Data types in Unicode databases
All data types supported by Db2® are also supported in a Unicode database. In particular, graphic string data is supported for a Unicode database, and is stored in UCS-2 encoding. Every client, including SBCS clients, can work with graphic string data types in UCS-2 encoding when connected to a Unicode database.
A Unicode database is like any MBCS database where character string data is measured in number of bytes. When working with character string data in UTF-8 encoding, one should not assume that each character is one byte. In multibyte UTF-8 encoding, each ASCII character is one byte, but non-ASCII characters take two to four bytes each. This should be taken into account when defining CHAR fields. Depending on the ratio of ASCII to non-ASCII characters, a CHAR field of size n bytes can contain anywhere from n/4 to n characters.

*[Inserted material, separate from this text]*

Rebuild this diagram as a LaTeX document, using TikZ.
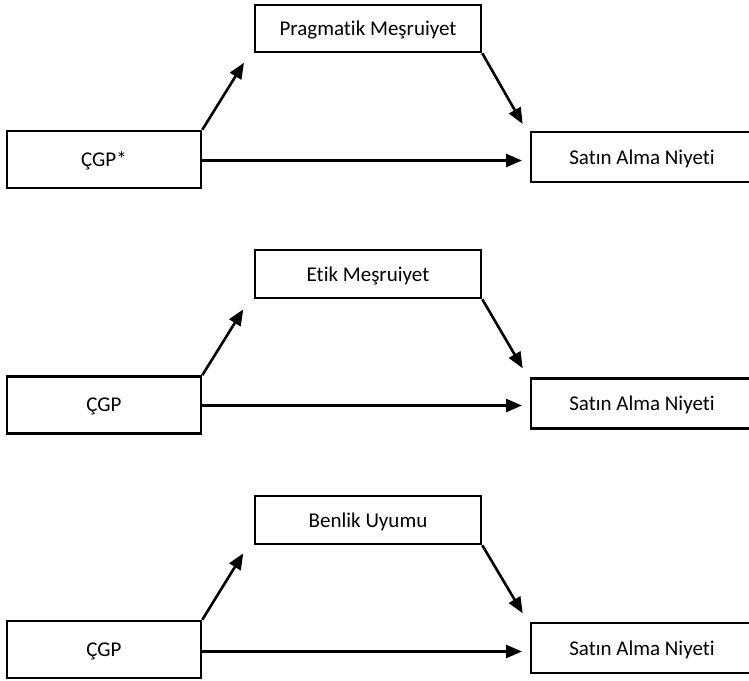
\documentclass[tikz,border=0pt]{standalone}
\usepackage{fontspec}
\setmainfont{Carlito}[Ligatures=NoCommon]
\usetikzlibrary{arrows.meta}

\begin{document}
\begin{tikzpicture}[
		x=1pt, y=-1pt,
		box/.style={draw, line width=2.6pt, inner sep=0pt, text depth=0pt, font=\fontsize{21}{25}\selectfont},
		srcbox/.style={box, minimum width=194pt, minimum height=57pt},
		medbox/.style={box, minimum width=226pt, minimum height=47pt},
		outbox/.style={box, minimum width=222pt, minimum height=50pt},
		link/.style={line width=2.6pt, -{Triangle[length=16pt,width=13pt]}}
	]
	\useasboundingbox (0,0) rectangle (749,680);

	% pragmatik
	\node[srcbox] (cgpA) at (104,159.5) {ÇGP*};
	\node[medbox] (medA) at (368,28.5) {Pragmatik Meşruiyet};
	\node[outbox] (sinA) at (642,157) {Satın Alma Niyeti};
	\coordinate (upA) at (244,62.7);
	\coordinate (downA) at (522.7,124);
	\coordinate (hA) at (522,160.5);
	\draw[link] (cgpA.north east) -- (upA);
	\draw[link] (medA.south east) -- (downA);
	\draw[link] (cgpA.east |- hA) -- (hA);

	% etik
	\node[srcbox] (cgpB) at (104,405) {ÇGP};
	\node[medbox, minimum height=48pt] (medB) at (368,274) {Etik Meşruiyet};
	\node[outbox] (sinB) at (642,403.5) {Satın Alma Niyeti};
	\coordinate (upB) at (243.3,309.3);
	\coordinate (downB) at (522.7,368.3);
	\coordinate (hB) at (522,405.5);
	\draw[link] (cgpB.north east) -- (upB);
	\draw[link] (medB.south east) -- (downB);
	\draw[link] (cgpB.east |- hB) -- (hB);

	% benlik
	\node[srcbox] (cgpC) at (104,649.5) {ÇGP};
	\node[medbox, minimum height=48pt] (medC) at (368,520) {Benlik Uyumu};
	\node[outbox] (sinC) at (642,648) {Satın Alma Niyeti};
	\coordinate (upC) at (243.3,553.3);
	\coordinate (downC) at (522.7,613.3);
	\coordinate (hC) at (522,651.5);
	\draw[link] (cgpC.north east) -- (upC);
	\draw[link] (medC.south east) -- (downC);
	\draw[link] (cgpC.east |- hC) -- (hC);
\end{tikzpicture}
\end{document}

Using character string UTF-8 encoding versus the graphic string UCS-2 data type also has an impact on the total storage requirements. In a situation where the majority of characters are ASCII, with some non-ASCII characters in between, storing UTF-8 data may be a better alternative, because the storage requirements are closer to one byte per character. However, in situations where the majority of characters are non-ASCII characters that expand to three- or four-byte UTF-8 sequences (for example ideographic characters), the UCS-2 graphic-string format may be a better alternative, because every three-byte UTF-8 sequence becomes a 16-bit UCS-2 character, while each four-byte UTF-8 sequence becomes two 16-bit UCS-2 characters.
SQL CHAR data types are supported (in the C language) by the char
data type in
user programs. SQL GRAPHIC data types are supported by sqldbchar
in user programs.
Note that, for a Unicode database, sqldbchar
data is always in big-endian (high
byte first) format. When an application program is connected to a Unicode database, character string
data is converted between the application code page and UTF-8, and graphic string data is converted
between the application graphic code page and UCS-2 by Db2.
When retrieving data from a Unicode database to an application that does not use an SBCS, EUC, or Unicode code page, the defined substitution character is returned for each blank padded to a graphic column. Db2 pads fixed-length Unicode graphic columns with ASCII blanks (U+0020), a character that has no equivalent in pure DBCS code pages. As a result, each ASCII blank used in the padding of the graphic column is converted to the substitution character on retrieval. Similarly, in a DATE, TIME or TIMESTAMP string, any SBCS character that does not have a pure DBCS equivalent is also converted to the substitution character when retrieved from a Unicode database to an application that does not use an SBCS, EUC, or Unicode code page.